- Born: Maria Abellán 27 March 1993 (age 33)

= Sita Abellán =

Spanish DJ (born 1993)

Maria Abellán, known artistically as Sita Abellán, is a Spanish DJ, model, designer and stylist. Beginning her career in modelling, she was discovered through her content creation on Tumblr and Instagram, and has since come to prominence as a techno DJ, fashion and jewellery designer, and stylist. Her personal style is a fusion of '90s club kid, Harajuku girl and goth dominatrix.

== Career ==
Abellán was born on 27 March 1993. She grew up in Murcia in Southern Spain. In 2013 she moved to Milan where she studied advertising and public relations at the Catholic University of the Sacred Heart. Following this she was signed by the modelling agency Monster Management, booking both campaigns and runway shows. A regular user of Tumblr and Instagram, in 2015 Abellán's content was discovered by Rihanna, who went on to feature her as a model in her "Bitch Better Have My Money" video; the first of more high profile collaborations to come.

=== Fashion ===
Abellán designed her first, Japan-inspired, clothing collection, Pain, for Warsaw-based fashion label MISBHV. Later collaborations include a raver-inspired collection with Faith Connexion, and further capsule collections with brands HTC, MISBHV and Freak City, as well as designing a club kid peekaboo Fendi bag.
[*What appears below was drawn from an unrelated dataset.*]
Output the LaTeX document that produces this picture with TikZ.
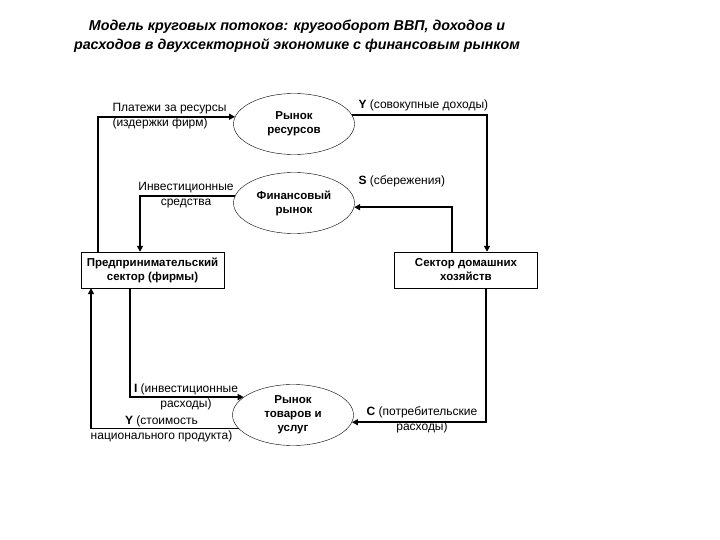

Abellán walked in Rihanna's Fenty x Puma show in Paris (Fall 2016), and for Fausto Puglisi at Milan Fashion Week. She has also featured in fashion shoots for various indie magazines, as well as Glassbook and Nylon Mexico. Abellán styled Italian designer Riccardo Tisci for his Nike 2017 collaboration, and while at Coachella Festival in 2018 she met Reggaeton artist J Balvin, who would then become her sole styling client, going on to curate 'GUESS x J Balvin Colores the fashion brand's 2020 campaign with him. In 2019 Abellán launched her own jewellery label, Lilith – named after the Biblical Jewish demonic figure. The first collection used snakes as a recurring motif, and a tarot card styled look book shot by photographer Jordan Hemingway.

=== Photography ===
In 2018 Abellán approached Kim Kardashian about collaborating on a photography shoot. Kardashian agreed and Abellán styled and photographed her at a mansion in Los Angeles, for ODDA magazine.

=== Dance music ===
From her teenage years Abellán was interested in synthesized music, discovering techno through her interest in industrial and electro sounds. As a hobby while living in her home town she began DJ-ing in a basement bar. She has since been a regular DJ at fashion designer Jeremy Scott's parties, had a residency at New York club Provocateur, played Up&Down and Flash Factory clubs in Manhattan, as well as performing in Ibiza, South America, Sónar Festival, Hard Summer Music Festival, and LA festival Hard Fest. Abellán has variously described her own music as "a little bit dark, somewhere between electro and techno", and as "electroclash with a little bit of techno". She has cited French electro clash outfit Miss Kittin and The Hacker as reference points, in addition to techno DJ's DarkHawk and Nicole Moudaber.